How to add depth to amp sim guitars with room impulse responses from GetGood Drums libraries
Nail The Mix Staff
Let’s be real: amp sims have gotten terrifyingly good. We’re well past the days of fizz-boxes that sound like a swarm of angry bees. Whether you’re running a Neural DSP archetype or a hardware modeler, the core tone is usually there.
But there’s one dead giveaway that still haunts a lot of in-the-box metal mixes: the lack of physical space.
When you stand in front of a 4×12 cabinet cranking out high-gain chugs, you aren’t just hearing the speaker cone. You’re feeling the air move. You’re hearing the cabinet resonate and the way those sound waves bounce off the floor and walls before they hit your ears.
The standard move to fix “dry” amp sim guitars is to throw a Room Reverb on an aux track and send the guitar bus to it. It works, but it’s rarely perfect. There is a much better, phase-coherent way to get that 3D glue in your mix, and it involves rethinking how you use Impulse Responses (IRs).

The Problem With Sending Guitars to Reverb
To understand why your reverb send might be failing you, you have to look at the signal chain.

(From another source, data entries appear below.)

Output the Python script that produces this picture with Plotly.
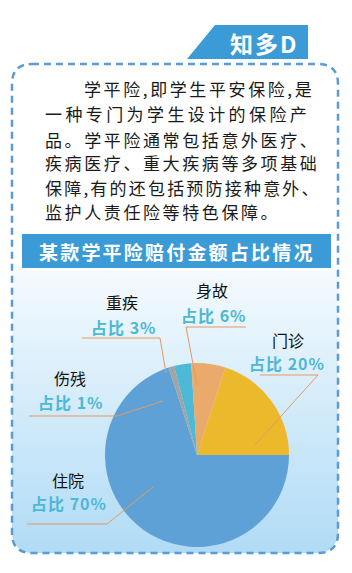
import base64
import plotly.graph_objects as go

# ---------------- data ----------------
categories = ["住院", "伤残", "重疾", "身故", "门诊"]
shares = [70, 1, 3, 6, 20]
slice_colors = ["#5EA1D6", "#A3A3A3", "#4EB9D5", "#E9AA6C", "#EDB92C"]

tag_text = "知多D"
chart_title = "某款学平险赔付金额占比情况"
body_lines = [
    "学平险,即学生平安保险,是",
    "一种专门为学生设计的保险产",
    "品。学平险通常包括意外医疗、",
    "疾病医疗、重大疾病等多项基础",
    "保障,有的还包括预防接种意外、",
    "监护人责任险等特色保障。",
]

# ---------------- layout helpers (pixel -> paper) ----------------
W, H = 352, 573
def px(x):
    return x / W
def py(y):
    return 1 - y / H

FONT = "Noto Sans CJK SC"

# label placement (pixels, top-left origin): name centre, pct centre, leader polyline
label_layout = {
    "重疾": dict(name=(122, 302), pct=(123, 327), line=[(82, 338), (160, 338), (166, 373)]),
    "身故": dict(name=(212, 290), pct=(213, 315), line=[(246, 327), (186, 327), (197, 385)]),
    "门诊": dict(name=(288, 340), pct=(287, 363), line=[(260, 375), (318, 375), (255, 445)]),
    "伤残": dict(name=(70, 378), pct=(70, 402), line=[(29, 416), (117, 416), (163, 401)]),
    "住院": dict(name=(68, 480), pct=(69, 503), line=[(27, 524), (107, 524), (153, 487)]),
}

fig = go.Figure()

# pie centre (197,455) radius 92 px
cx, cy, r = 197, 455, 92
fig.add_trace(go.Pie(
    labels=categories,
    values=shares,
    sort=False,
    direction="clockwise",
    rotation=90,
    marker=dict(colors=slice_colors, line=dict(width=0)),
    textinfo="none",
    hoverinfo="label+percent",
    showlegend=False,
    domain=dict(x=[px(cx - r), px(cx + r)], y=[py(cy + r), py(cy - r)]),
))

# ---------------- background gradient (svg image) ----------------
bx0, by0, bx1, by1, rad = 12, 64, 338, 553, 20
svg = f'''<svg xmlns="http://www.w3.org/2000/svg" width="{W}" height="{H}" viewBox="0 0 {W} {H}">
<defs><linearGradient id="g" x1="0" y1="0" x2="0" y2="1">
<stop offset="0" stop-color="#FFFFFF"/>
<stop offset="0.415" stop-color="#FFFFFF"/>
<stop offset="0.425" stop-color="#F4FAFE"/>
<stop offset="1" stop-color="#B0DBF5"/>
</linearGradient></defs>
<rect x="{bx0}" y="{by0}" width="{bx1-bx0}" height="{by1-by0}" rx="{rad}" ry="{rad}" fill="url(#g)"/>
</svg>'''
src = "data:image/svg+xml;base64," + base64.b64encode(svg.encode()).decode()
fig.add_layout_image(dict(source=src, xref="paper", yref="paper", x=0, y=1,
                          sizex=1, sizey=1, xanchor="left", yanchor="top",
                          sizing="stretch", layer="below"))

shapes = []

# dashed rounded border
def P(x, y):
    return f"{px(x):.5f},{py(y):.5f}"
border = (f"M {P(bx0+rad, by0)} L {P(bx1-rad, by0)} Q {P(bx1, by0)} {P(bx1, by0+rad)} "
          f"L {P(bx1, by1-rad)} Q {P(bx1, by1)} {P(bx1-rad, by1)} "
          f"L {P(bx0+rad, by1)} Q {P(bx0, by1)} {P(bx0, by1-rad)} "
          f"L {P(bx0, by0+rad)} Q {P(bx0, by0)} {P(bx0+rad, by0)} Z")
shapes.append(dict(type="path", xref="paper", yref="paper", path=border,
                   line=dict(color="#5B9BD5", width=2.5, dash="7px,5px"), layer="above"))

# tag parallelogram
tag = f"M {P(187, 59)} L {P(215, 25)} L {P(308, 25)} L {P(308, 59)} Z"
shapes.append(dict(type="path", xref="paper", yref="paper", path=tag,
                   fillcolor="#3A9BD6", line=dict(width=0), layer="above"))

# chart title bar
shapes.append(dict(type="rect", xref="paper", yref="paper",
                   x0=px(22), x1=px(331), y0=py(268), y1=py(234),
                   fillcolor="#3A9BD6", line=dict(width=0), layer="above"))

# leader lines
for cat in categories:
    pts = label_layout[cat]["line"]
    path = "M " + " L ".join(P(x, y) for x, y in pts)
    shapes.append(dict(type="path", xref="paper", yref="paper", path=path,
                       line=dict(color="#E39A62", width=1), layer="above"))

annotations = []
annotations.append(dict(text=f'<b><span style="letter-spacing:2px">{tag_text}</span></b>',
                        x=px(264), y=py(43), xref="paper", yref="paper",
                        showarrow=False, xanchor="center", yanchor="middle",
                        font=dict(family=FONT, size=23, color="white")))
annotations.append(dict(text=f'<b><span style="letter-spacing:2.2px">{chart_title}</span></b>',
                        x=px(177), y=py(251), xref="paper", yref="paper",
                        showarrow=False, xanchor="center", yanchor="middle",
                        font=dict(family=FONT, size=19, color="white")))

# body text
line_x = [82, 43, 43, 43, 43, 43]
line_y = [89, 113, 139, 163, 187, 211]
spacing = [2.6, 3.4, 2.6, 2.6, 2.2, 2.6]
for t, lx, ly, sp in zip(body_lines, line_x, line_y, spacing):
    annotations.append(dict(text=f'<span style="letter-spacing:{sp}px">{t}</span>',
                            x=px(lx), y=py(ly), xref="paper", yref="paper",
                            showarrow=False, xanchor="left", yanchor="middle",
                            font=dict(family=FONT, size=17, color="#1A1A1A")))

# pie labels
for cat, v in zip(categories, shares):
    L = label_layout[cat]
    annotations.append(dict(text=cat, x=px(L["name"][0]), y=py(L["name"][1]),
                            xref="paper", yref="paper", showarrow=False,
                            xanchor="center", yanchor="middle",
                            font=dict(family=FONT, size=16, color="#111111")))
    annotations.append(dict(text=f'<b><span style="letter-spacing:1px">占比 {v}%</span></b>',
                            x=px(L["pct"][0]), y=py(L["pct"][1]),
                            xref="paper", yref="paper", showarrow=False,
                            xanchor="center", yanchor="middle",
                            font=dict(family=FONT, size=16, color="#4DB7D7")))

fig.update_layout(
    width=W, height=H,
    margin=dict(l=0, r=0, t=0, b=0),
    paper_bgcolor="white", plot_bgcolor="white",
    shapes=shapes, annotations=annotations,
    showlegend=False,
)

fig.write_html("out.html")
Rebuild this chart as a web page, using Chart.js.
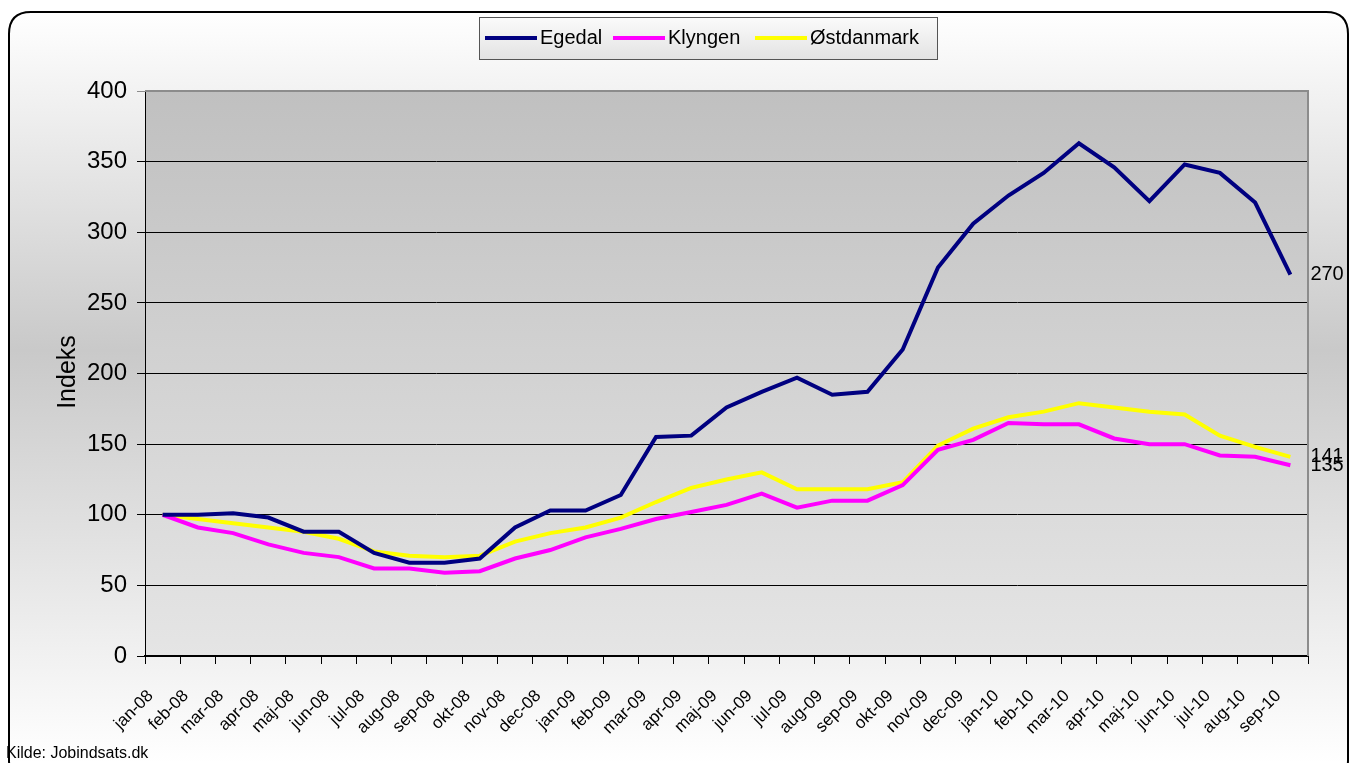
<!DOCTYPE html>
<html>
<head>
<meta charset="utf-8">
<script src="https://cdn.jsdelivr.net/npm/chart.js@4.4.1/dist/chart.umd.min.js"></script>
<style>
  html, body { margin: 0; padding: 0; background: #fff; }
  #c { display: block; }
</style>
</head>
<body>
<canvas id="c" width="1349" height="763"></canvas>
<script>
const categories = ['jan-08','feb-08','mar-08','apr-08','maj-08','jun-08','jul-08','aug-08','sep-08','okt-08','nov-08','dec-08',
  'jan-09','feb-09','mar-09','apr-09','maj-09','jun-09','jul-09','aug-09','sep-09','okt-09','nov-09','dec-09',
  'jan-10','feb-10','mar-10','apr-10','maj-10','jun-10','jul-10','aug-10','sep-10'];
const egedal = [100,100,101,98,88,88,73,66,66,69,91,103,103,114,155,156,176,187,197,185,187,217,275,306,326,342,363,346,322,348,342,321,270];
const klyngen = [100,91,87,79,73,70,62,62,59,60,69,75,84,90,97,102,107,115,105,110,110,121,146,153,165,164,164,154,150,150,142,141,135];
const ostdanmark = [100,97,94,91,88,83,74,71,70,71,81,87,91,98,109,119,125,130,118,118,118,123,149,161,169,173,179,176,173,171,156,148,141];
const seriesNames = ['Egedal','Klyngen','Østdanmark'];
const seriesColors = ['#000080','#ff00ff','#ffff00'];
const yTicks = [0,50,100,150,200,250,300,350,400];
const yTitle = 'Indeks';
const sourceText = 'Kilde: Jobindsats.dk';

const FONT = '"Liberation Sans", Arial, sans-serif';

function roundRect(ctx, x, y, w, h, r) {
  ctx.beginPath();
  ctx.moveTo(x + r, y);
  ctx.lineTo(x + w - r, y);
  ctx.quadraticCurveTo(x + w, y, x + w, y + r);
  ctx.lineTo(x + w, y + h - r);
  ctx.quadraticCurveTo(x + w, y + h, x + w - r, y + h);
  ctx.lineTo(x + r, y + h);
  ctx.quadraticCurveTo(x, y + h, x, y + h - r);
  ctx.lineTo(x, y + r);
  ctx.quadraticCurveTo(x, y, x + r, y);
  ctx.closePath();
}

const decorPlugin = {
  id: 'decor',
  beforeDraw(chart) {
    const ctx = chart.ctx;
    const W = chart.width, H = chart.height;
    const a = chart.chartArea;
    ctx.save();
    ctx.fillStyle = '#ffffff';
    ctx.fillRect(0, 0, W, H);
    const g = ctx.createLinearGradient(0, 12, 0, H);
    g.addColorStop(0, '#ffffff');
    g.addColorStop(0.45, '#c9c9c9');
    g.addColorStop(1, '#ffffff');
    roundRect(ctx, 9, 12, 1339, 770, 22);
    ctx.fillStyle = g;
    ctx.fill();
    ctx.lineWidth = 2;
    ctx.strokeStyle = '#000000';
    ctx.stroke();
    const pg = ctx.createLinearGradient(0, a.top, 0, a.bottom);
    pg.addColorStop(0, '#c0c0c0');
    pg.addColorStop(1, '#e5e5e5');
    ctx.fillStyle = pg;
    ctx.fillRect(a.left, a.top, a.right - a.left, a.bottom - a.top);
    ctx.restore();
  },
  afterDraw(chart) {
    const ctx = chart.ctx;
    const a = chart.chartArea;
    ctx.save();
    ctx.strokeStyle = '#8c8c8c';
    ctx.lineWidth = 2;
    ctx.beginPath();
    ctx.moveTo(a.left, a.top);
    ctx.lineTo(a.right, a.top);
    ctx.lineTo(a.right, a.bottom);
    ctx.stroke();

    ctx.fillStyle = '#000';
    ctx.font = '20px ' + FONT;
    ctx.textBaseline = 'middle';
    ctx.textAlign = 'left';
    chart.data.datasets.forEach((ds, i) => {
      const meta = chart.getDatasetMeta(i);
      const last = meta.data[meta.data.length - 1];
      ctx.fillText(String(ds.data[ds.data.length - 1]), last.x + 20, last.y);
    });

    ctx.save();
    ctx.translate(68, 372);
    ctx.rotate(-Math.PI / 2);
    ctx.font = '25px ' + FONT;
    ctx.textAlign = 'center';
    ctx.textBaseline = 'middle';
    ctx.fillText(yTitle, 0, 0);
    ctx.restore();

    const lx = 479, ly = 17, lw = 458, lh = 42;
    const lg = ctx.createLinearGradient(0, ly, 0, ly + lh);
    lg.addColorStop(0, '#fbfbfb');
    lg.addColorStop(1, '#e3e3e3');
    ctx.fillStyle = lg;
    ctx.fillRect(lx, ly, lw, lh);
    ctx.strokeStyle = '#555';
    ctx.lineWidth = 1;
    ctx.strokeRect(lx + 0.5, ly + 0.5, lw, lh);
    const itemX = [485, 613, 755];
    ctx.font = '20px ' + FONT;
    ctx.textBaseline = 'middle';
    ctx.textAlign = 'left';
    seriesNames.forEach((n, i) => {
      ctx.strokeStyle = seriesColors[i];
      ctx.lineWidth = 4;
      ctx.beginPath();
      ctx.moveTo(itemX[i], 38);
      ctx.lineTo(itemX[i] + 52, 38);
      ctx.stroke();
      ctx.fillStyle = '#000';
      ctx.fillText(n, itemX[i] + 55, 38);
    });

    ctx.font = '16px ' + FONT;
    ctx.textBaseline = 'alphabetic';
    ctx.fillStyle = '#000';
    ctx.fillText(sourceText, 6, 758);
    ctx.restore();
  }
};

new Chart(document.getElementById('c'), {
  type: 'line',
  data: {
    labels: categories,
    datasets: [egedal, klyngen, ostdanmark].map((d, i) => ({
      label: seriesNames[i],
      data: d,
      borderColor: seriesColors[i],
      backgroundColor: seriesColors[i],
      borderWidth: 4,
      pointRadius: 0,
      tension: 0,
      fill: false
    }))
  },
  options: {
    responsive: false,
    animation: false,
    devicePixelRatio: 1,
    layout: { padding: { top: 91, right: 41, left: 0, bottom: 0 } },
    plugins: { legend: { display: false }, tooltip: { enabled: false }, title: { display: false } },
    scales: {
      y: {
        min: 0, max: 400,
        afterBuildTicks: s => { s.ticks = yTicks.map(v => ({ value: v })); },
        afterFit: s => { s.width = 145; },
        ticks: { font: { family: FONT, size: 24 }, color: '#000', padding: 10 },
        grid: {
          color: c => (c.tick && c.tick.value === 400) ? '#8c8c8c' : '#000',
          lineWidth: 1, tickLength: 8, drawTicks: true
        },
        border: { color: '#000', width: 1 }
      },
      x: {
        offset: true,
        afterFit: s => { s.height = 107; },
        ticks: { font: { family: FONT, size: 17 }, color: '#000', minRotation: 45, maxRotation: 45, autoSkip: false, padding: 22, labelOffset: -12 },
        grid: { offset: true, drawOnChartArea: false, tickLength: 8, color: '#000', lineWidth: 1 },
        border: { color: '#000', width: 2 }
      }
    }
  },
  plugins: [decorPlugin]
});
</script>
</body>
</html>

In a standard metal production workflow, your main guitar tone is likely built on an IR of a dynamic microphone (usually an SM57) shoved right up against the grill cloth. That captures the “fizz” and the immediate transient attack, which is exactly what we need for tight rhythm guitars.
However, when you send that signal to a reverb plugin, you are reverberating a signal that has already been heavily colored by the proximity effect and frequency response of a close mic. You aren’t simulating a “cab in a room.” You are simulating a “recording of a mic’d cab playing back through speakers in a room.”
It sounds detached. It lacks the visceral “push” of a loud amp because the physics are wrong.
The Solution: Blending Room Mic IRs
The secret to getting that natural depth isn’t artificial reverb, it’s using an Impulse Response captured specifically from a room microphone.
Unlike a reverb plugin, a Room IR captures the sound of the cabinet actually projecting into the space. It picks up the interaction between the speakers, the wood of the cab, and the room reflections simultaneously, without the artificial filtering of a close mic acting as the middleman.
How to Execute This in Your Mix
You can do this with any multi-loader, but it’s baked right into the workflow of plugins like GetGood Drums Goldstack or GGD Zilla. These cab packs were captured with this exact technique in mind.
Take a look at the GGD Goldstack interface below. This is where the magic happens.
Instead of running a single IR slot, you want to utilize the mixer to blend sources.
- Slot 1 (The Foundation): Load your primary tone. In Goldstack, you might grab the SM57 or the Smoky IR. This gives you that focused, aggressive midrange bite you need for the guitars to cut through dense drums and bass.
- Slot 2 (The Space): This is the key. Enable a second slot and load up the Room (U87) IR.
The Blending Process
Once you have both IRs loaded, don’t just crank them both to 0dB. Treat this like you are the engineer standing in the live room.
- Start with the Room fader all the way down. Get your close mic sounding right.
- Slowly raise the Room fader. You aren’t looking for a “wet” sound. You are listening for the moment the guitar stops sounding like it’s coming from a microchip and starts sounding like it’s pushing air.
- Check the Phase: A massive benefit of using a dedicated loader like Goldstack is that the IRs are generally phase-aligned from the capture session. If you were trying to do this with random IR files from different manufacturers, you’d likely run into comb filtering that would hollow out your low-mids.
Fine-Tuning the Depth
In the Goldstack interface, you’ll notice the Dark / Bright knobs at the bottom of each channel strip. This is crucial for managing the room sound.
Room mics can sometimes introduce too much low-end buildup (mud) or too much high-end splash (cymbals bleeding in a real room, though not an issue here).
- Darken the Room: If the room IR is competing with your cymbals or making the pick attack sound washy, turn the knob toward Dark. This simulates the natural high-frequency roll-off of air absorption over distance.
- Filter the Lows: While the interface simplifies this, don’t be afraid to follow up your IR loader with a high-pass filter on the room mic signal if it’s eating up headroom. You usually want the sense of space, not the sub-bass rumble of the room modes.
Why This Beats Reverb
By using a Room IR, you are reintroducing the non-linear complexities of the physical cabinet. You get the thump, the resonance, and the air, but it stays tight to the performance. Because it’s an IR, it decays exactly as the real room did when the test tone was fired, making it sit in the mix with a realism that algorithmic reverbs struggle to replicate.